Provided data -
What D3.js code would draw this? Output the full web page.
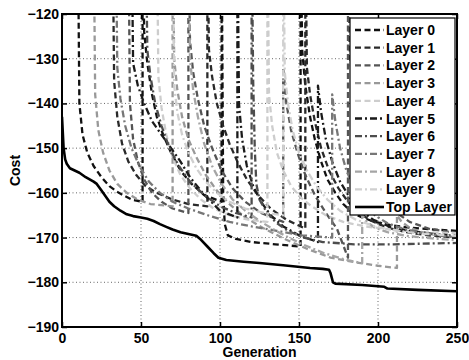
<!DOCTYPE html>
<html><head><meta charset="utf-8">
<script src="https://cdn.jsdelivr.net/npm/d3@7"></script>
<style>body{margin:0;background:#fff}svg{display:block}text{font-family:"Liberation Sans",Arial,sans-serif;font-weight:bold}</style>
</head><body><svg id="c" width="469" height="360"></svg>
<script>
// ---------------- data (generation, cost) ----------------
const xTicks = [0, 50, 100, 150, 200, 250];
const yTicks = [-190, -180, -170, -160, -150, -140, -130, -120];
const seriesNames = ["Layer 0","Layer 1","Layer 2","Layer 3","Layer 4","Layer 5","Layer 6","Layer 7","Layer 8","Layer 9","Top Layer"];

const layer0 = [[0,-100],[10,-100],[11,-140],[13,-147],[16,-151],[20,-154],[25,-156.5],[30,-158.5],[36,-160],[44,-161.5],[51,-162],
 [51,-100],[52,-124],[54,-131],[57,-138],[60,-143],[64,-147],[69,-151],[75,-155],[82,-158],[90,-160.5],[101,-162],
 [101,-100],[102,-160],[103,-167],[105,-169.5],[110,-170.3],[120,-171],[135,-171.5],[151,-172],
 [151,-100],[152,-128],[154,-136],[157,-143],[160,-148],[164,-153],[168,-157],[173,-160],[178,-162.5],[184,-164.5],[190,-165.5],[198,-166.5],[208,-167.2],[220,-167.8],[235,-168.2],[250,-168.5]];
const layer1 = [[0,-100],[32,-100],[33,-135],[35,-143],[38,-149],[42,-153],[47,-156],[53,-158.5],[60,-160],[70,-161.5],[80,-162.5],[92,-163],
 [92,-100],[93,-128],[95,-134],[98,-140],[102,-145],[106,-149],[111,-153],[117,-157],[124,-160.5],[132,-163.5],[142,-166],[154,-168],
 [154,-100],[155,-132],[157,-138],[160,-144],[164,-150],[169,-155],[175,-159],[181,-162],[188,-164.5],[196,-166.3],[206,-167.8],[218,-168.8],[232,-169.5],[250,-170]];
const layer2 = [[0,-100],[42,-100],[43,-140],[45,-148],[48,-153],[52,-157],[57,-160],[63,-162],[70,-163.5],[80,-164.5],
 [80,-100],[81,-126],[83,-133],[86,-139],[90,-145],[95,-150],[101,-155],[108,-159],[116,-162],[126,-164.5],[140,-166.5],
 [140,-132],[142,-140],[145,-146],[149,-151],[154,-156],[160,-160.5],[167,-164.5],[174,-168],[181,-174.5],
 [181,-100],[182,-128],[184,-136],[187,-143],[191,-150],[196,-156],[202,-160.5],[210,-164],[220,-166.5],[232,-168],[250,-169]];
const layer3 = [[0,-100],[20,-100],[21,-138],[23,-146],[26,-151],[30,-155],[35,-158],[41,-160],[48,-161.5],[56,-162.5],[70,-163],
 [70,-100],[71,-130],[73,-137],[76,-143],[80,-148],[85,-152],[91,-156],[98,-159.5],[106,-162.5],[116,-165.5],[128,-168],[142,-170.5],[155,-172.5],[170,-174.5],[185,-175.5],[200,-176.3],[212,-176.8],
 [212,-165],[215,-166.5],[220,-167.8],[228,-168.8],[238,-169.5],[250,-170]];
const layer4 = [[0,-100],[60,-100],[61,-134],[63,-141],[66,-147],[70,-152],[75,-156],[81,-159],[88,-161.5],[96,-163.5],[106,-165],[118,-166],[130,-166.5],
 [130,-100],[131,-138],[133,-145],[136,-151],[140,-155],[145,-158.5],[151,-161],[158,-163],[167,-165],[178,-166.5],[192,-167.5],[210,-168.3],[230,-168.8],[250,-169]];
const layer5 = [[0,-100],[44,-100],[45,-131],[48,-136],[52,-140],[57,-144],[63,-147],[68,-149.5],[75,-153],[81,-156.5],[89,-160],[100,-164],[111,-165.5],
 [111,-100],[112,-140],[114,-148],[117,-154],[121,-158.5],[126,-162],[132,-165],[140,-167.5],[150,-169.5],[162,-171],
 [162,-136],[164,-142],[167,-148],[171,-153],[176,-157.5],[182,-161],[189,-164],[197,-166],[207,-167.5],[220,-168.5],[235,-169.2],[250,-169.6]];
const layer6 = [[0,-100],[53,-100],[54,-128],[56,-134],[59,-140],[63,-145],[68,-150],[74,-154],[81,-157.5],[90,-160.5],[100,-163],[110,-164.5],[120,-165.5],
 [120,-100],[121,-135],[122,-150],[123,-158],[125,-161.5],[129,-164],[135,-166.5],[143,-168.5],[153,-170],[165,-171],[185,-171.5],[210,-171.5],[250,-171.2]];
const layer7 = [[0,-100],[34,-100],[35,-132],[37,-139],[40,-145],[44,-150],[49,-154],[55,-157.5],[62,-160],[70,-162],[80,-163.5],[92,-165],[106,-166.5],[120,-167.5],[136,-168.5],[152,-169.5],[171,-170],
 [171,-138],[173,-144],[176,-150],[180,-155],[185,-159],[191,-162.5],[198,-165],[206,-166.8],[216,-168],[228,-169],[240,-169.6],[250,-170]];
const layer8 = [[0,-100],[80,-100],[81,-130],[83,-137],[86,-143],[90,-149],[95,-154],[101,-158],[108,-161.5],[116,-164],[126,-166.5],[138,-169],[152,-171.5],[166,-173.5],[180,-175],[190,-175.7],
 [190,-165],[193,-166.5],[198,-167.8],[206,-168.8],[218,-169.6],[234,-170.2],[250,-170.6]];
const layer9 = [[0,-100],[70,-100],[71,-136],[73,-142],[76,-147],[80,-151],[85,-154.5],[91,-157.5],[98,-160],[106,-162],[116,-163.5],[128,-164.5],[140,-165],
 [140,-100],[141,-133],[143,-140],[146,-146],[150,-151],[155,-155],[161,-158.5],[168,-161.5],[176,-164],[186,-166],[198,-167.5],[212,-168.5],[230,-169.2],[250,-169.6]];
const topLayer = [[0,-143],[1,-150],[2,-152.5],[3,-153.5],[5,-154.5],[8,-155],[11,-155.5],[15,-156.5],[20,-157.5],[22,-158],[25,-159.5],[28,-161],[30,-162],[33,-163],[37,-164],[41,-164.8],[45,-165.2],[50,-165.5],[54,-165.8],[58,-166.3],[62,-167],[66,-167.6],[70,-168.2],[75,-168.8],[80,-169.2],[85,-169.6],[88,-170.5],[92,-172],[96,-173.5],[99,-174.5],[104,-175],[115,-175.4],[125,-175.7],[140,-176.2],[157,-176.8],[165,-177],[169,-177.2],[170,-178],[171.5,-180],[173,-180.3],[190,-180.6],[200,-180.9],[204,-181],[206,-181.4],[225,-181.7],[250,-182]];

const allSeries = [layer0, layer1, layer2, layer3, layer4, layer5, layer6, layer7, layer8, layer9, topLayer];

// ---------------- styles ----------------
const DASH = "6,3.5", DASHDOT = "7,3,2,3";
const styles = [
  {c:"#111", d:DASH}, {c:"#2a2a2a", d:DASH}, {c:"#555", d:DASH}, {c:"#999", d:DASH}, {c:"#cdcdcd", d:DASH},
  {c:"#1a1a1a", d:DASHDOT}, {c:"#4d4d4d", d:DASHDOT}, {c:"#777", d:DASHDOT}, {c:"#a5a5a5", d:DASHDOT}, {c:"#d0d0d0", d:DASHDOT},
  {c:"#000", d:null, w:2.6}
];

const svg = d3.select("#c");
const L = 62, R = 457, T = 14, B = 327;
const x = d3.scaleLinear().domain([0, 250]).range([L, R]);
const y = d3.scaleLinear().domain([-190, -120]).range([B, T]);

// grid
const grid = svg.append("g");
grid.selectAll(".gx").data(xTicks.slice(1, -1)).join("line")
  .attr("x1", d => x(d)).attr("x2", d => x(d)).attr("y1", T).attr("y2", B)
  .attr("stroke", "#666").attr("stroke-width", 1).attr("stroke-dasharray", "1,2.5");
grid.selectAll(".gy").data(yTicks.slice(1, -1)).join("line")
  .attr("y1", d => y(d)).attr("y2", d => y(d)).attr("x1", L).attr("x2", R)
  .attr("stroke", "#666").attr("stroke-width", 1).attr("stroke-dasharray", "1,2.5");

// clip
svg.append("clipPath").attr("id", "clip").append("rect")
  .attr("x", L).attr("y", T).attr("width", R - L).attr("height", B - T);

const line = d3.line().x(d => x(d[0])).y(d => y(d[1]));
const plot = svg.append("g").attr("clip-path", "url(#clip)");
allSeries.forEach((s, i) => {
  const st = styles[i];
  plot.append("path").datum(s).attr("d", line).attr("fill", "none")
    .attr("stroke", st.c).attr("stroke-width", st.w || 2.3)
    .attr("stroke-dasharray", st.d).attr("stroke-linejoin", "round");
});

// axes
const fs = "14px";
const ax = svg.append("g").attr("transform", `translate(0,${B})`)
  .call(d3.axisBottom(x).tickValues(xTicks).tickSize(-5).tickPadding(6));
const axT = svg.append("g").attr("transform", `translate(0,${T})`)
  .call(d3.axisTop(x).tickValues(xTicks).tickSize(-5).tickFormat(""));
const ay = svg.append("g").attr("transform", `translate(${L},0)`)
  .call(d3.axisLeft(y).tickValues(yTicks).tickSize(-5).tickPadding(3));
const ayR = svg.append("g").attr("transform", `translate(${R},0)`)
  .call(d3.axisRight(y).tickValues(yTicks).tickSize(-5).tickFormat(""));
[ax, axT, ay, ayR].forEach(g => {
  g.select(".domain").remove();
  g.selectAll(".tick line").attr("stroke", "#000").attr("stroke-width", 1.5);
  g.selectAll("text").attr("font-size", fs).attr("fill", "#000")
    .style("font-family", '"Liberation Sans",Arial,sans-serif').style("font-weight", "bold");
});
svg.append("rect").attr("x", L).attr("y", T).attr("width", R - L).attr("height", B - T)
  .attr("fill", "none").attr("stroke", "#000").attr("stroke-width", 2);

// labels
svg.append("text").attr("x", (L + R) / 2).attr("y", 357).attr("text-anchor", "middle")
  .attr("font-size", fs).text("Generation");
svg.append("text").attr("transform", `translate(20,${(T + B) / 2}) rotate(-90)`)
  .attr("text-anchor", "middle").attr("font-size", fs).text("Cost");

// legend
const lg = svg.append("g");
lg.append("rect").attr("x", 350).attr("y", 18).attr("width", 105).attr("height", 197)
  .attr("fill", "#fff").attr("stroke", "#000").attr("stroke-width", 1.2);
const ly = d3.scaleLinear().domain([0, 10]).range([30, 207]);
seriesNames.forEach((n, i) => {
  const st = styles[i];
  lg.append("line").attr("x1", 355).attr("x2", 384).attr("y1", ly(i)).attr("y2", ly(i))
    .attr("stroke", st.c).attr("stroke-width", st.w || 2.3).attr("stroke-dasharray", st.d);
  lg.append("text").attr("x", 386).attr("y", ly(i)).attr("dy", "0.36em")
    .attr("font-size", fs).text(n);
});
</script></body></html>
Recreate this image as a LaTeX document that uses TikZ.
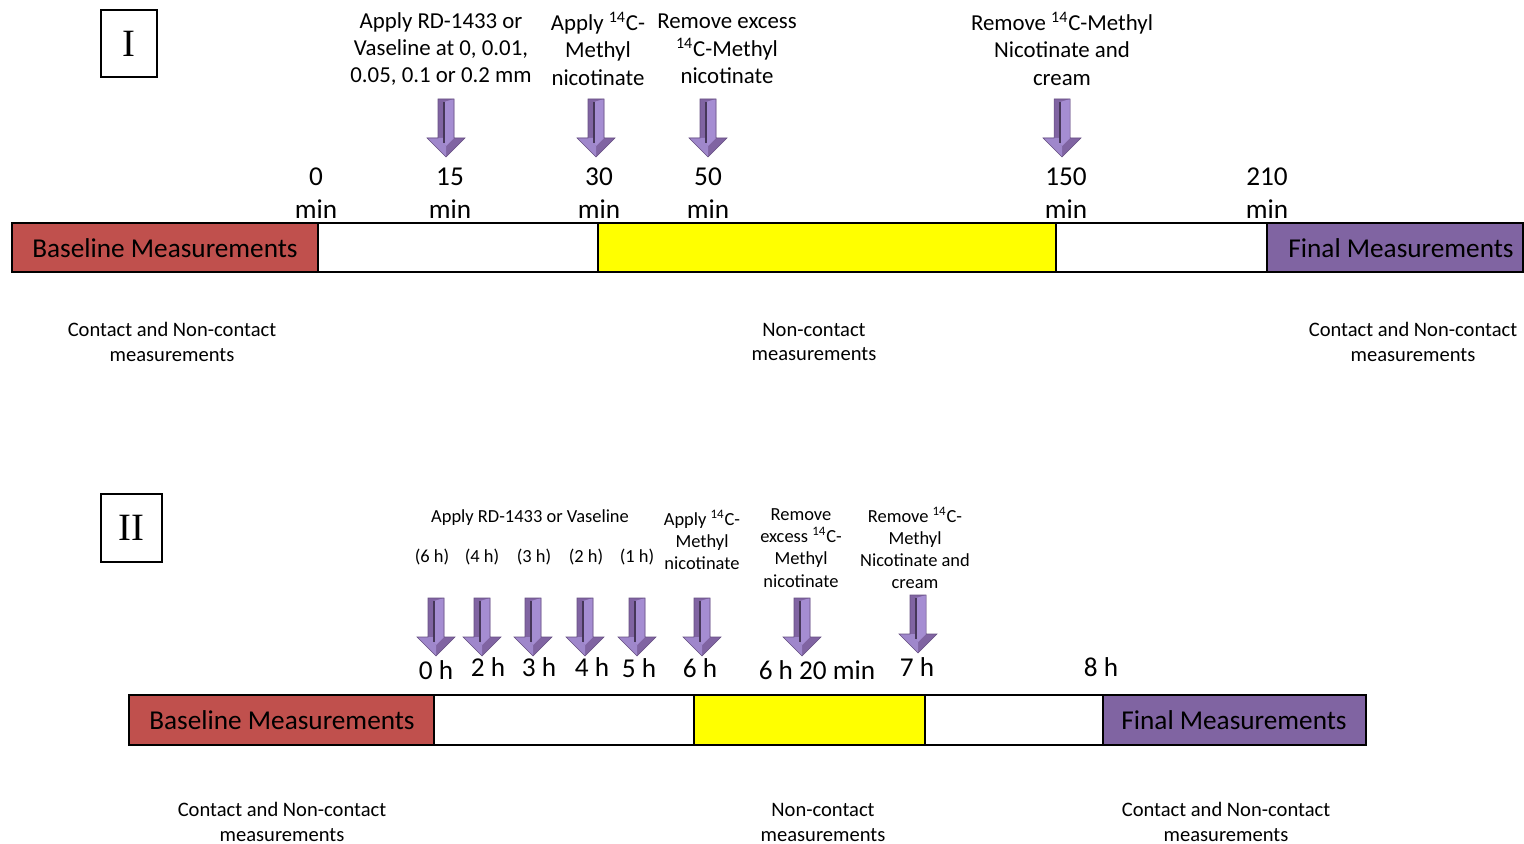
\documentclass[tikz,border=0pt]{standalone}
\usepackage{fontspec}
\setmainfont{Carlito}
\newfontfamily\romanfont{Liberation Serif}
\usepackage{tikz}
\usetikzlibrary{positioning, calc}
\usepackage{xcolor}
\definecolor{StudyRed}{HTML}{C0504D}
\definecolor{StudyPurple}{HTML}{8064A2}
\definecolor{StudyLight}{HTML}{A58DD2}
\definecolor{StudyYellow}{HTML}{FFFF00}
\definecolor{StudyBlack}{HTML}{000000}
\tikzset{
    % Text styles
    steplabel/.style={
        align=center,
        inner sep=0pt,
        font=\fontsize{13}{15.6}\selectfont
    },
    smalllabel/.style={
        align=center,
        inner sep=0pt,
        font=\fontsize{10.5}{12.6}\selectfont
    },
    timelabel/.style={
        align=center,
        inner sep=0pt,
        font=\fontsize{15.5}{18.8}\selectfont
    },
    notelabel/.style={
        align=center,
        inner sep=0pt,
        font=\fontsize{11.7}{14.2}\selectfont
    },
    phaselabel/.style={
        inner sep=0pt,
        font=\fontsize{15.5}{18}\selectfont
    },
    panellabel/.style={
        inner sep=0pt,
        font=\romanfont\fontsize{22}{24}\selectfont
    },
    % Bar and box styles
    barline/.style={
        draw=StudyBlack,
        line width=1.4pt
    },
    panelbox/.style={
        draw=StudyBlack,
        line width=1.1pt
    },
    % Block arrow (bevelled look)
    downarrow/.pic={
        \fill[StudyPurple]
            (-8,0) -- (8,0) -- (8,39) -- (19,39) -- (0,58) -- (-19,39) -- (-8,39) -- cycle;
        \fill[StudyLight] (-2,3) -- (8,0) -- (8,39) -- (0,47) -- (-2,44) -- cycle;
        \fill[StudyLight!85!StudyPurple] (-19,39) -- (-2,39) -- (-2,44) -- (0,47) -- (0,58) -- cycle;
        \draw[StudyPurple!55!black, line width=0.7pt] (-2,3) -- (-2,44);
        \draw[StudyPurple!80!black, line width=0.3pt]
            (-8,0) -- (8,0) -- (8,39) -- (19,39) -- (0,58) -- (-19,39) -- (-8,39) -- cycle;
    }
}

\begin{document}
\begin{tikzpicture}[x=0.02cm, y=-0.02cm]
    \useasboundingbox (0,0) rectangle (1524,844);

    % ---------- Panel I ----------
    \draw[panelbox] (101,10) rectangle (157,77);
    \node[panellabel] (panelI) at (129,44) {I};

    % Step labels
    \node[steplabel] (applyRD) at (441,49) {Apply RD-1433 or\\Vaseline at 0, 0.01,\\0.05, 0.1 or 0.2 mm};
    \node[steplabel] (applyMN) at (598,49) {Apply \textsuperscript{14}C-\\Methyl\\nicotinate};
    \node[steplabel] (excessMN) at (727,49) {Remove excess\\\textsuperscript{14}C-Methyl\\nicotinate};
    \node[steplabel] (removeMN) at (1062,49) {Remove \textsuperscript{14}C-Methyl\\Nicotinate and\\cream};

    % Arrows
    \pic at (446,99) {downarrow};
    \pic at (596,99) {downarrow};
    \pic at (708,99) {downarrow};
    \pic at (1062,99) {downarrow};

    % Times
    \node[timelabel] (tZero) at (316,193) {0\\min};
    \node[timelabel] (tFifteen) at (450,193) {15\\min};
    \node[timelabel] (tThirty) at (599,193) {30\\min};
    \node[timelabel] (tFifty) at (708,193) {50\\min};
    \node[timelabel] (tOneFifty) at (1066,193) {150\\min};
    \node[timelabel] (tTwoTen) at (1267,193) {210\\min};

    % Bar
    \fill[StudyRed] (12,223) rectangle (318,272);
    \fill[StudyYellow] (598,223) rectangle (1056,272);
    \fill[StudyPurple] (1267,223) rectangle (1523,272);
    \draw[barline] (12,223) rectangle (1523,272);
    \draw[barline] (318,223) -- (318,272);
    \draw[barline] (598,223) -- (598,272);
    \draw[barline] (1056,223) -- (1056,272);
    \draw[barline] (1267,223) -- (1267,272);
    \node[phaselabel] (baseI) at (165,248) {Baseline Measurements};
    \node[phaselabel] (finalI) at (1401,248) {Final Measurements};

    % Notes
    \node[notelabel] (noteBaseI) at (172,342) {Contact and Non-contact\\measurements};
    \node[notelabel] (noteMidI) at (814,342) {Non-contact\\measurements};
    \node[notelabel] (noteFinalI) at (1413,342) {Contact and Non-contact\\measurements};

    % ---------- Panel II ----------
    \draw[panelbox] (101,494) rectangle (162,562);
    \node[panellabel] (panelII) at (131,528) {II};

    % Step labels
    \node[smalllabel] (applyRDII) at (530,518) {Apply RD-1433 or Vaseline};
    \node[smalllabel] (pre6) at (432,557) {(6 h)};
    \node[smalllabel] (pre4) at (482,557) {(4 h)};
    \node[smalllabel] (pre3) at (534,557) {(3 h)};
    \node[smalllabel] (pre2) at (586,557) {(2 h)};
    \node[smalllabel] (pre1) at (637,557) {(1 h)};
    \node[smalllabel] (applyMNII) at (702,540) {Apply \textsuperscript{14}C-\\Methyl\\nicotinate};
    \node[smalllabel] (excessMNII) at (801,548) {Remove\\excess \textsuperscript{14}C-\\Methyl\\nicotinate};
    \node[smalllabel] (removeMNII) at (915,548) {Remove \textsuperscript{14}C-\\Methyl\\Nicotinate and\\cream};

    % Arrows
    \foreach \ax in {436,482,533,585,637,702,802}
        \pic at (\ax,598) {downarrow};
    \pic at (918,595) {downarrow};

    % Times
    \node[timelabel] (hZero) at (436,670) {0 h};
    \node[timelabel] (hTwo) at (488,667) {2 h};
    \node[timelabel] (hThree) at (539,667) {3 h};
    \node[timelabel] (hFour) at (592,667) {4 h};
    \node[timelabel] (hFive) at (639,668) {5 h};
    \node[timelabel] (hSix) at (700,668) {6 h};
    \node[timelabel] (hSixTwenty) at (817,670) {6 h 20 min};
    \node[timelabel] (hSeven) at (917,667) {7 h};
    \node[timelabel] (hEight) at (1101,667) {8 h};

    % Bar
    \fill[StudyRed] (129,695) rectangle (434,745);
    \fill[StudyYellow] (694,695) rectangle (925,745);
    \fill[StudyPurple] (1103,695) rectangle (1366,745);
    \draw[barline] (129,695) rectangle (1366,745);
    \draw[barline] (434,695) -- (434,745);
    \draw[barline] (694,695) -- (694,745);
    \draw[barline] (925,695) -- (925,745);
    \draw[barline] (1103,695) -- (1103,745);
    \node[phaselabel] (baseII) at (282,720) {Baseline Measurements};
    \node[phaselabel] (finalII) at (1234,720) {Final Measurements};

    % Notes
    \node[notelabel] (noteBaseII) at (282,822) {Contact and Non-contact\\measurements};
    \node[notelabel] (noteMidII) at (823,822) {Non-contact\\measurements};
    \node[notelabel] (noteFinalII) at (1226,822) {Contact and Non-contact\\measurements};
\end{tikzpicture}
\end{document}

The exercise - Copy the lines from the entries above in which the word "this" appears.

Worked answer -
What D3.js code would draw this? Output the full web page.
Recreate this image as a LaTeX document that uses TikZ.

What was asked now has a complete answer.